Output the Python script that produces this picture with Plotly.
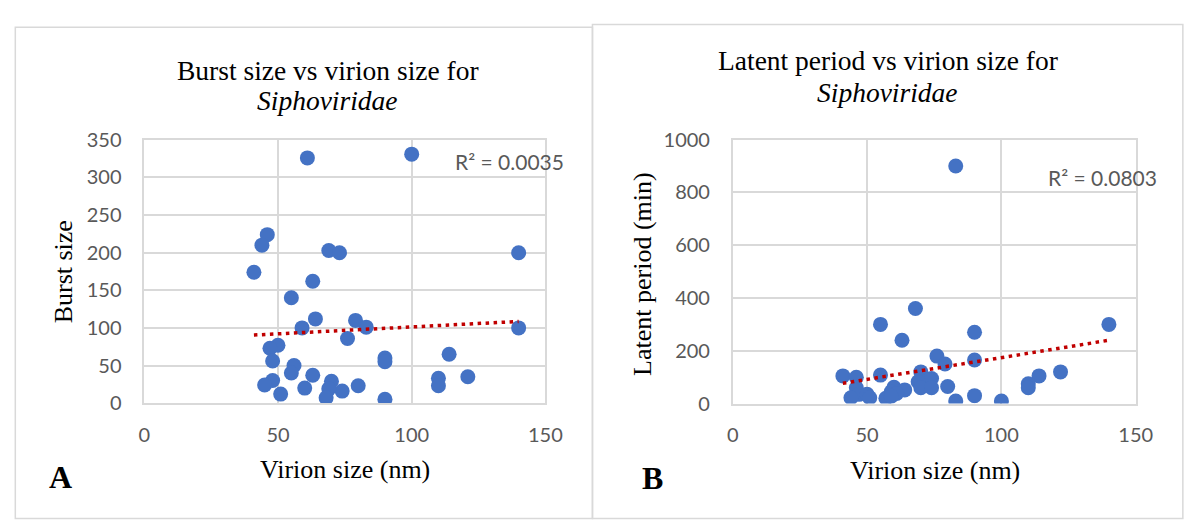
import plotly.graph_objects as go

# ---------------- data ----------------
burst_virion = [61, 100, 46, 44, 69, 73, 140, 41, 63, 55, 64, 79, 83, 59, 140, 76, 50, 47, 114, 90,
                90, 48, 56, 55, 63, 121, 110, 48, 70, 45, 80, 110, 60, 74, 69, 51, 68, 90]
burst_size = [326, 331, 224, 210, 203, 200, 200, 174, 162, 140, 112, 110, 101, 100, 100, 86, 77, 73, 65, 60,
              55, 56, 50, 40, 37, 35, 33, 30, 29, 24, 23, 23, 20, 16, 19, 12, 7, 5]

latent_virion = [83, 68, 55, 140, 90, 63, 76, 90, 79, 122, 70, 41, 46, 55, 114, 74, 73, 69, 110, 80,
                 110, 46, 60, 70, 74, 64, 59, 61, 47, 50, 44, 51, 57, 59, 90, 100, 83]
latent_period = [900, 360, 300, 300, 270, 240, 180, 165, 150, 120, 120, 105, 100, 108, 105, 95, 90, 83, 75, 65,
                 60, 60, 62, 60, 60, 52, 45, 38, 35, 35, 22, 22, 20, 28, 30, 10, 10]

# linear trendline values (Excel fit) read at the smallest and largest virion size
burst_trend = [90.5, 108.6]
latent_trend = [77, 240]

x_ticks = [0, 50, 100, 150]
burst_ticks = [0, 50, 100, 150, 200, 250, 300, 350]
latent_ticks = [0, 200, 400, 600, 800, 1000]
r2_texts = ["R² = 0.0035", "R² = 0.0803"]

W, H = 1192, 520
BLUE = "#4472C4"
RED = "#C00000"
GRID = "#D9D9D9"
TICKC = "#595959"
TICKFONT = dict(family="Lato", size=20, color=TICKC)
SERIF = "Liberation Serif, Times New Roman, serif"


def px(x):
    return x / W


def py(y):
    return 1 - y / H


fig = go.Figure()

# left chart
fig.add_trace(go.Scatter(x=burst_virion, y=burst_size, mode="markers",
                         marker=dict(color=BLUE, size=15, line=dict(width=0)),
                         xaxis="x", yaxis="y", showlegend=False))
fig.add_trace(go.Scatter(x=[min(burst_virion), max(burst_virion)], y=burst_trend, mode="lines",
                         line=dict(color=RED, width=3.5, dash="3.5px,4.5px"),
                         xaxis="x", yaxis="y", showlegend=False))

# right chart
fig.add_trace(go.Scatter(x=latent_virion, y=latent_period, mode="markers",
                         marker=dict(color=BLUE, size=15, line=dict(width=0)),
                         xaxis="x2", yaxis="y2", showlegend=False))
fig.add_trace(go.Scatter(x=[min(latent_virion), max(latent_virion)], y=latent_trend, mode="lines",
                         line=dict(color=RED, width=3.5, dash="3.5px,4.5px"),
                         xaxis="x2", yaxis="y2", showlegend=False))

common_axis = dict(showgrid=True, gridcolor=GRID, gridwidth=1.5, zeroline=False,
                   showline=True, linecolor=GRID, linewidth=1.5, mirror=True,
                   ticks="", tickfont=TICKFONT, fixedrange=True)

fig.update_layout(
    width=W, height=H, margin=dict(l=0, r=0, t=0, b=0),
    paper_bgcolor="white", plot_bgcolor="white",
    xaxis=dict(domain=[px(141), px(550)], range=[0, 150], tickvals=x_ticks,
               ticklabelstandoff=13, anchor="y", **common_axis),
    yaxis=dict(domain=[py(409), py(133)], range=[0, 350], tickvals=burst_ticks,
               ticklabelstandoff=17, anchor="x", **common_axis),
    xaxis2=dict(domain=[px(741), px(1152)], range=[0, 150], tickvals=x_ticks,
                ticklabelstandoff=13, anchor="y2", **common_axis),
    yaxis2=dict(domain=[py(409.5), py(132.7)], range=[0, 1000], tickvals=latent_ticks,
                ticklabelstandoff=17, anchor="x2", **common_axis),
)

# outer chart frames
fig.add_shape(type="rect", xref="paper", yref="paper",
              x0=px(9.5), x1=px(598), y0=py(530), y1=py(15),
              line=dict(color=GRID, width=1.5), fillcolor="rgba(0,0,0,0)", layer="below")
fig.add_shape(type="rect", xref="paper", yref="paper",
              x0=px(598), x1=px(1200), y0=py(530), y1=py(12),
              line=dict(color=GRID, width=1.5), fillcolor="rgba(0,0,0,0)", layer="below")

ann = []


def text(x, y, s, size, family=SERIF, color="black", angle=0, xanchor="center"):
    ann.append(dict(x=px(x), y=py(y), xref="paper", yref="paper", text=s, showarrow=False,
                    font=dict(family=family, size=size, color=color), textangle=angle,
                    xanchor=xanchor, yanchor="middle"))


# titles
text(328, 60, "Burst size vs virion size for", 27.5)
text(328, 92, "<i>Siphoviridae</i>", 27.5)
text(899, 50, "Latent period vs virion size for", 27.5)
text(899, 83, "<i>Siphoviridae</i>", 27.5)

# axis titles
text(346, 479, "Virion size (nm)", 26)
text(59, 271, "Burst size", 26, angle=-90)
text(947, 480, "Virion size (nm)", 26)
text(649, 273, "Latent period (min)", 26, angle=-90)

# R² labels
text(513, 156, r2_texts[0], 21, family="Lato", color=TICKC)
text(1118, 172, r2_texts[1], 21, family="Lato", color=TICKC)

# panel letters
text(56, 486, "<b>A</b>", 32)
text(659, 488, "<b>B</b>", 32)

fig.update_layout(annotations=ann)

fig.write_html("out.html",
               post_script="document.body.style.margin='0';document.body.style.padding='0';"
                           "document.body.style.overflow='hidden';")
####
- WRITTEN REQUEST
Leave out any pictures and return exactly the lines from the beginning of the data through the line with "import plotly.graph_objects as go", inclusive.

- RESPONSE TO THE TASK
Output the Python script that produces this picture with Plotly.
import plotly.graph_objects as go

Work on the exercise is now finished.